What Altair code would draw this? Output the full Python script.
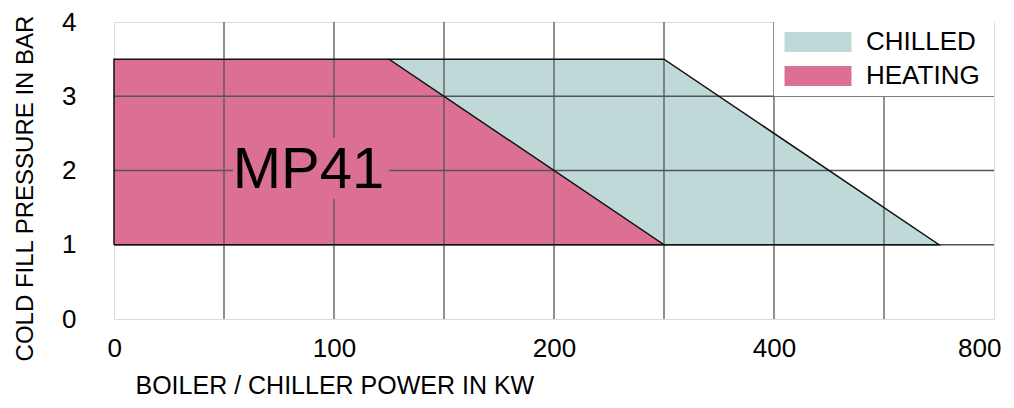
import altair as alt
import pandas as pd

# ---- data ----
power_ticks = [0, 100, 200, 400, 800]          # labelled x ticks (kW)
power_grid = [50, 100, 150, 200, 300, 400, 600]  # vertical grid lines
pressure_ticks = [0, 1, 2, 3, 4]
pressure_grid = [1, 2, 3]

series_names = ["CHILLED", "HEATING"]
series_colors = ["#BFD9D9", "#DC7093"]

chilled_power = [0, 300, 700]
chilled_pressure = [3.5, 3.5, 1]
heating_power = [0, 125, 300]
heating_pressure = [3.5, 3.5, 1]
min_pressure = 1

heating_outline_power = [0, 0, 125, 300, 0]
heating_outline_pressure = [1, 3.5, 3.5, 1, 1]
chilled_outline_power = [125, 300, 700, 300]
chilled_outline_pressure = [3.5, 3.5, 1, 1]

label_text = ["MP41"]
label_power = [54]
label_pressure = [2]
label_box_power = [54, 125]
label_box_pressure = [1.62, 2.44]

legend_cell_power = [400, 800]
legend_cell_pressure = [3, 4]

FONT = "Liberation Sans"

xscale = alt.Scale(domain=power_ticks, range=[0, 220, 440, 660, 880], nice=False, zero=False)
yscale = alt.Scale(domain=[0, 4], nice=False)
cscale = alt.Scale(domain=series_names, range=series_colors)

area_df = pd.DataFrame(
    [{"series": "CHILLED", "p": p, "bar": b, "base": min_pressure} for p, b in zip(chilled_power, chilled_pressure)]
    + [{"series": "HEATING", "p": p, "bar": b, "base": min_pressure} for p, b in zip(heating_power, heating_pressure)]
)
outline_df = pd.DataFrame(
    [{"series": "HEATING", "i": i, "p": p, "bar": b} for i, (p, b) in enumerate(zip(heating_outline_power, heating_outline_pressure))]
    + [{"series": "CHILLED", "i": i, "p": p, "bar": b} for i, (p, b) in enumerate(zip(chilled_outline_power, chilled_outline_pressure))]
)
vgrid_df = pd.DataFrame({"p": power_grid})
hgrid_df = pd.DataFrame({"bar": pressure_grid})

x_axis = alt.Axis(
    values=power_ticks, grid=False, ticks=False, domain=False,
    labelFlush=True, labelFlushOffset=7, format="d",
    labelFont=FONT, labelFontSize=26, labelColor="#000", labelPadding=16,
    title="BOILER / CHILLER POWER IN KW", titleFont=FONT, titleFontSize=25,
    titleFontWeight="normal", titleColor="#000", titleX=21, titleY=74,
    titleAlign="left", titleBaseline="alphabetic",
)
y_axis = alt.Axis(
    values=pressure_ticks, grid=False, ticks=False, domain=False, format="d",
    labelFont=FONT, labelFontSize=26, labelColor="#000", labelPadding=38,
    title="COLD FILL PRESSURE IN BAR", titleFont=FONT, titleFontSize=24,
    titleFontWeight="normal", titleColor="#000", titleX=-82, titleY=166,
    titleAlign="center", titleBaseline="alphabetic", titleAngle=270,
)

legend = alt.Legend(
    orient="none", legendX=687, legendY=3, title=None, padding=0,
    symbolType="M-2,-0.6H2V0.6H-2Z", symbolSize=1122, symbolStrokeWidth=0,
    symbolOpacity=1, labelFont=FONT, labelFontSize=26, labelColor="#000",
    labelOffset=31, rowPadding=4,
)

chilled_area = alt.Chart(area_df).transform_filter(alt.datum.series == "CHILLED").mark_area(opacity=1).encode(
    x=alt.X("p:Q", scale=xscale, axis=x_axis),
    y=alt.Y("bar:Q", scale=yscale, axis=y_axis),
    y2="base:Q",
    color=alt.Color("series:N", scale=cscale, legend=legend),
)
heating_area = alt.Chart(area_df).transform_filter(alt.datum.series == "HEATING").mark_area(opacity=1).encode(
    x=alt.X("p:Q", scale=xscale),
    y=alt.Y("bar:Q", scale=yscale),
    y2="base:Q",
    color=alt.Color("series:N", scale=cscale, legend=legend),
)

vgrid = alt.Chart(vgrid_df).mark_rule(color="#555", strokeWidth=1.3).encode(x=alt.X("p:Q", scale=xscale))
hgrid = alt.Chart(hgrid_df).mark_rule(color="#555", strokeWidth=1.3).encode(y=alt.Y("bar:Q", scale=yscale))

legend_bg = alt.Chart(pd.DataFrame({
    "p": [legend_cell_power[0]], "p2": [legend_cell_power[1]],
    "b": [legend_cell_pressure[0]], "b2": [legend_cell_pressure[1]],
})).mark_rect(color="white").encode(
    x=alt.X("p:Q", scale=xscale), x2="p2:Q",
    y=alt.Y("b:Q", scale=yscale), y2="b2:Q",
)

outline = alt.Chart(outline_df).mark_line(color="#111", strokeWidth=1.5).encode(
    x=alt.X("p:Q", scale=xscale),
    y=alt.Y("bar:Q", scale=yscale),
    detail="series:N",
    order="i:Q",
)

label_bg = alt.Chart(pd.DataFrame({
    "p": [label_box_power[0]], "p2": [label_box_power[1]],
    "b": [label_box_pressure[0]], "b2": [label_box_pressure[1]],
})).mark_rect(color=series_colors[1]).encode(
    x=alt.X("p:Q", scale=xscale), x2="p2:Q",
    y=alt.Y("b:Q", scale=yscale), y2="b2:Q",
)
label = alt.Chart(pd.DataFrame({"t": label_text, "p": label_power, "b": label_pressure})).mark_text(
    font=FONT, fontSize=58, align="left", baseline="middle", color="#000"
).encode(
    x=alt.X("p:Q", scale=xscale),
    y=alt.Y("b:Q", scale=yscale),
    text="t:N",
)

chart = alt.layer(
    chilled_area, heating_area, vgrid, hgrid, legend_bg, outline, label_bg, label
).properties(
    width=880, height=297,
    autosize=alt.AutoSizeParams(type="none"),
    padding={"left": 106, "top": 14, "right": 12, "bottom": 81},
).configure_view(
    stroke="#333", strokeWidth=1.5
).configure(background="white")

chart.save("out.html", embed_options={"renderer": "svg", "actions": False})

#### GIVEN PROBLEM:
Write out the material above again, word for word, minus its pictures.

#### WRITTEN RESPONSE:
What Altair code would draw this? Output the full Python script.
import altair as alt
import pandas as pd

# ---- data ----
power_ticks = [0, 100, 200, 400, 800]          # labelled x ticks (kW)
power_grid = [50, 100, 150, 200, 300, 400, 600]  # vertical grid lines
pressure_ticks = [0, 1, 2, 3, 4]
pressure_grid = [1, 2, 3]

series_names = ["CHILLED", "HEATING"]
series_colors = ["#BFD9D9", "#DC7093"]

chilled_power = [0, 300, 700]
chilled_pressure = [3.5, 3.5, 1]
heating_power = [0, 125, 300]
heating_pressure = [3.5, 3.5, 1]
min_pressure = 1

heating_outline_power = [0, 0, 125, 300, 0]
heating_outline_pressure = [1, 3.5, 3.5, 1, 1]
chilled_outline_power = [125, 300, 700, 300]
chilled_outline_pressure = [3.5, 3.5, 1, 1]

label_text = ["MP41"]
label_power = [54]
label_pressure = [2]
label_box_power = [54, 125]
label_box_pressure = [1.62, 2.44]

legend_cell_power = [400, 800]
legend_cell_pressure = [3, 4]

FONT = "Liberation Sans"

xscale = alt.Scale(domain=power_ticks, range=[0, 220, 440, 660, 880], nice=False, zero=False)
yscale = alt.Scale(domain=[0, 4], nice=False)
cscale = alt.Scale(domain=series_names, range=series_colors)

area_df = pd.DataFrame(
    [{"series": "CHILLED", "p": p, "bar": b, "base": min_pressure} for p, b in zip(chilled_power, chilled_pressure)]
    + [{"series": "HEATING", "p": p, "bar": b, "base": min_pressure} for p, b in zip(heating_power, heating_pressure)]
)
outline_df = pd.DataFrame(
    [{"series": "HEATING", "i": i, "p": p, "bar": b} for i, (p, b) in enumerate(zip(heating_outline_power, heating_outline_pressure))]
    + [{"series": "CHILLED", "i": i, "p": p, "bar": b} for i, (p, b) in enumerate(zip(chilled_outline_power, chilled_outline_pressure))]
)
vgrid_df = pd.DataFrame({"p": power_grid})
hgrid_df = pd.DataFrame({"bar": pressure_grid})

x_axis = alt.Axis(
    values=power_ticks, grid=False, ticks=False, domain=False,
    labelFlush=True, labelFlushOffset=7, format="d",
    labelFont=FONT, labelFontSize=26, labelColor="#000", labelPadding=16,
    title="BOILER / CHILLER POWER IN KW", titleFont=FONT, titleFontSize=25,
    titleFontWeight="normal", titleColor="#000", titleX=21, titleY=74,
    titleAlign="left", titleBaseline="alphabetic",
)
y_axis = alt.Axis(
    values=pressure_ticks, grid=False, ticks=False, domain=False, format="d",
    labelFont=FONT, labelFontSize=26, labelColor="#000", labelPadding=38,
    title="COLD FILL PRESSURE IN BAR", titleFont=FONT, titleFontSize=24,
    titleFontWeight="normal", titleColor="#000", titleX=-82, titleY=166,
    titleAlign="center", titleBaseline="alphabetic", titleAngle=270,
)

legend = alt.Legend(
    orient="none", legendX=687, legendY=3, title=None, padding=0,
    symbolType="M-2,-0.6H2V0.6H-2Z", symbolSize=1122, symbolStrokeWidth=0,
    symbolOpacity=1, labelFont=FONT, labelFontSize=26, labelColor="#000",
    labelOffset=31, rowPadding=4,
)

chilled_area = alt.Chart(area_df).transform_filter(alt.datum.series == "CHILLED").mark_area(opacity=1).encode(
    x=alt.X("p:Q", scale=xscale, axis=x_axis),
    y=alt.Y("bar:Q", scale=yscale, axis=y_axis),
    y2="base:Q",
    color=alt.Color("series:N", scale=cscale, legend=legend),
)
heating_area = alt.Chart(area_df).transform_filter(alt.datum.series == "HEATING").mark_area(opacity=1).encode(
    x=alt.X("p:Q", scale=xscale),
    y=alt.Y("bar:Q", scale=yscale),
    y2="base:Q",
    color=alt.Color("series:N", scale=cscale, legend=legend),
)

vgrid = alt.Chart(vgrid_df).mark_rule(color="#555", strokeWidth=1.3).encode(x=alt.X("p:Q", scale=xscale))
hgrid = alt.Chart(hgrid_df).mark_rule(color="#555", strokeWidth=1.3).encode(y=alt.Y("bar:Q", scale=yscale))

legend_bg = alt.Chart(pd.DataFrame({
    "p": [legend_cell_power[0]], "p2": [legend_cell_power[1]],
    "b": [legend_cell_pressure[0]], "b2": [legend_cell_pressure[1]],
})).mark_rect(color="white").encode(
    x=alt.X("p:Q", scale=xscale), x2="p2:Q",
    y=alt.Y("b:Q", scale=yscale), y2="b2:Q",
)

outline = alt.Chart(outline_df).mark_line(color="#111", strokeWidth=1.5).encode(
    x=alt.X("p:Q", scale=xscale),
    y=alt.Y("bar:Q", scale=yscale),
    detail="series:N",
    order="i:Q",
)

label_bg = alt.Chart(pd.DataFrame({
    "p": [label_box_power[0]], "p2": [label_box_power[1]],
    "b": [label_box_pressure[0]], "b2": [label_box_pressure[1]],
})).mark_rect(color=series_colors[1]).encode(
    x=alt.X("p:Q", scale=xscale), x2="p2:Q",
    y=alt.Y("b:Q", scale=yscale), y2="b2:Q",
)
label = alt.Chart(pd.DataFrame({"t": label_text, "p": label_power, "b": label_pressure})).mark_text(
    font=FONT, fontSize=58, align="left", baseline="middle", color="#000"
).encode(
    x=alt.X("p:Q", scale=xscale),
    y=alt.Y("b:Q", scale=yscale),
    text="t:N",
)

chart = alt.layer(
    chilled_area, heating_area, vgrid, hgrid, legend_bg, outline, label_bg, label
).properties(
    width=880, height=297,
    autosize=alt.AutoSizeParams(type="none"),
    padding={"left": 106, "top": 14, "right": 12, "bottom": 81},
).configure_view(
    stroke="#333", strokeWidth=1.5
).configure(background="white")

chart.save("out.html", embed_options={"renderer": "svg", "actions": False})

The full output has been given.